Playing a basketball game the night after you played another basketball game makes you tired. Doing anything at all the next day after you landed from a flight at 3:30 AM, and didn't get to bed until around 5:00 AM makes you tired. Playing at a higher altitude makes you tired. To have to do all of that and lose an additional 90 minutes because the Lakers' Pacific time home game starts at 7:30 PM PT and Denver's Mountain time home game starts at 7 PM MT (or 6 PM PT) is just insane and unfair and there's a damn good reason the Lakers are something like 1-120 in Denver over the last few years. The NBA really needs to stop doing this. If nothing else, a rule stating that no team should play a back to back that causes them to travel east across time zones should be allowed, or that the home team should have to modify their start time to accommodate a road team that played a significantly later start time the previous night, should be in order.
End rant.
Beast
Jordan Hill - Another start, another beastly performance. Hill dropped 18 points and 15 rebounds (8 offensive!) and even managed to throw in three blocks. He was such an important influence on the game that Coach Mike D'Antoni brought him back in to the fourth quarter at the eight minute mark even though Hill was carrying five fouls. After not starting and (sometimes) not playing Hill, D'Antoni has now come to the conclusion that the Lakers cannot afford to not have him on the court at pivotal moments.
Steve Blake - Vino Blanco was once again fantastic, 15 points on 11 shots, continued excellence from three point range (2-4 on the evening) and 11 assists to go with a modest three turnovers.

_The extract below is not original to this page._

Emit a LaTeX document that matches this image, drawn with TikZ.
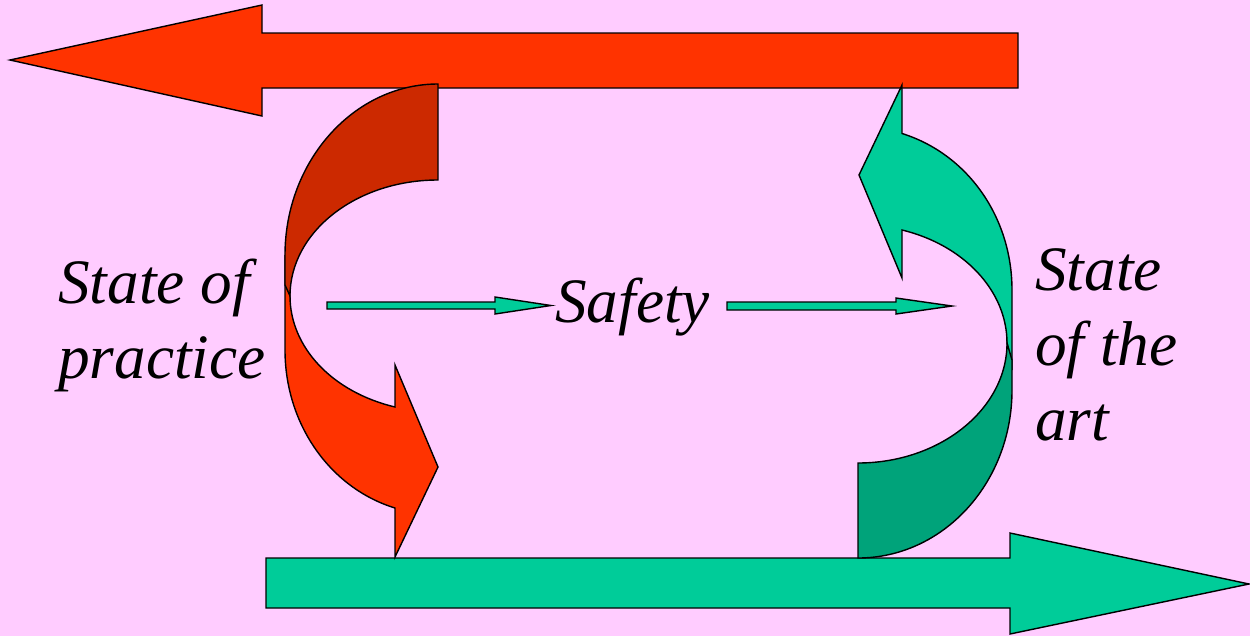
\documentclass[tikz,border=0pt]{standalone}
\usepackage{fontspec}
\setmainfont{Liberation Serif}
\usepackage{tikz}
\usetikzlibrary{calc}
\definecolor{PageBg}{HTML}{FFCCFF}
\definecolor{PracticeRed}{HTML}{FF3300}
\definecolor{PracticeDark}{HTML}{CC2900}
\definecolor{ArtGreen}{HTML}{00CC99}
\definecolor{ArtDark}{HTML}{00A37A}

\begin{document}
\begin{tikzpicture}[x=0.02cm,y=-0.02cm,
    block/.style={draw=black,line width=0.8pt,line join=miter},
    stage/.style={font=\fontsize{36}{42.5}\selectfont\itshape,
      inner sep=0pt,align=left,anchor=base west}
  ]
    \fill[PageBg] (0,0) rectangle (1250,636);
    \useasboundingbox (0,0) rectangle (1250,636);

    \filldraw[block,fill=PracticeRed] (1018,33) -- (262,33) -- (262,5)
      -- (10,60) -- (262,116) -- (262,88) -- (1018,88) -- cycle;
    \filldraw[block,fill=ArtGreen] (266,558) -- (1010,558) -- (1010,533)
      -- (1249,584) -- (1010,634) -- (1010,608) -- (266,608) -- cycle;

    \filldraw[block,fill=PracticeRed] (290,296)
      .. controls (290,347) and (332,392) .. (395,407) -- (395,365)
      -- (438,467) -- (395,557) -- (395,508)
      .. controls (330,488) and (285,424) .. (285,350) -- (285,255) -- cycle;
    \filldraw[block,fill=PracticeDark] (438,84)
      .. controls (354,84) and (285,161) .. (285,255) -- (285,285)
      -- (290,296) .. controls (290,232) and (356,180) .. (438,180) -- cycle;

    \filldraw[block,fill=ArtGreen] (902,133.5) -- (902,85) -- (859,175)
      -- (902,278) -- (902,230)
      .. controls (964,245) and (1007,291) .. (1007,343) -- (1012,370)
      -- (1012,290) .. controls (1012,217) and (967.5,154) .. (902,133.5) -- cycle;
    \filldraw[block,fill=ArtDark] (858,463)
      .. controls (940,463) and (1007,409) .. (1007,343) -- (1012,360)
      -- (1012,390) .. controls (1012,483) and (943,558) .. (858,558) -- cycle;

    \node[stage] (practice) at (58,378) {State of\\practice};
    \node[stage] (safety) at (555,322) {Safety};
    \node[stage] (art) at (1035,440) {State\\of the\\art};

    \filldraw[block,fill=ArtGreen] (327,302) -- (495,302) -- (495,297)
      -- (551,305.5) -- (495,314) -- (495,309) -- (327,309) -- cycle;
    \filldraw[block,fill=ArtGreen] (727,302) -- (896,302) -- (896,298)
      -- (952,306) -- (896,314) -- (896,310) -- (727,310) -- cycle;
  \end{tikzpicture}
\end{document}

Blake is such a natural fit in Mike D'Antoni's system that the Lakers, truly and sadly, are better off with him captaining the team while Steve Nash rests up. Blake even pulled down six boards, completing a true do everything performance.
Pau Gasol's aggressiveness - I don't know that you'd say Gasol had a great game, despite scoring a team and personal season high 25 points and pulling down 12 rebounds, because it took him 27 shots to get there and he was just 1-5 from the foul line. But, considering the primary complaint against Pau in this and many other seasons has been his unwillingness to work for his own shot, we will compliment him any time he attempts to do just that. Pau's 27 shot attempts were the most he has ever attempted in a Laker uniform
Burden
Chris Kaman - Just 8 points and 4 boards in 19 minutes for Kaman, and he only shot 3-9 from the field, with the majority of those shots coming in his 8 minutes of first half playing time. He also turned the ball over too much (3), considering his minimal overall impact. Kaman's shot has suffered a fairly steep drop in productivity in recent games after he started the season scorching hot. Also, it might just be me, but it sure looks to me like Kaman is getting significantly less height on his jump during his jump shot recently, which might explain why so many of his shots are hitting the front of the rim.
Team shooting - Another game, another poor shooting performance from the Lakers. LA has done a very good job of distance shooting this season (ranked 7th prior to last night's game), but their shooting from inside the arc has been woeful all season, and last night's sub 40% shooting performance won't do their bad shooting numbers any favors. It was the 6th time in just 10 games that the Lakers failed to make 40% of their shots, and when you consider how many threes they are making, that number is just terrible.
Jordan Farmar - Considering that the Lakers are down one point guard right now, you would expect Farmar's impact on the Lakers to increase in Steve Nash's absence. Last night, your expectation would be horribly wrong. Farmar played just 14 minutes (only Shawne Williams played less), missed all four of his shots, scored just 1 point and doled out just 1 assist. Sometimes, Farmar looks like the best point guard on the roster (a sad reflection of how far Steve Nash has fallen), but he's been far more inconsistent than I expected, considering that he's pratically the old geyser of the new bench unit. He's been around the block and should be able to even out his performances.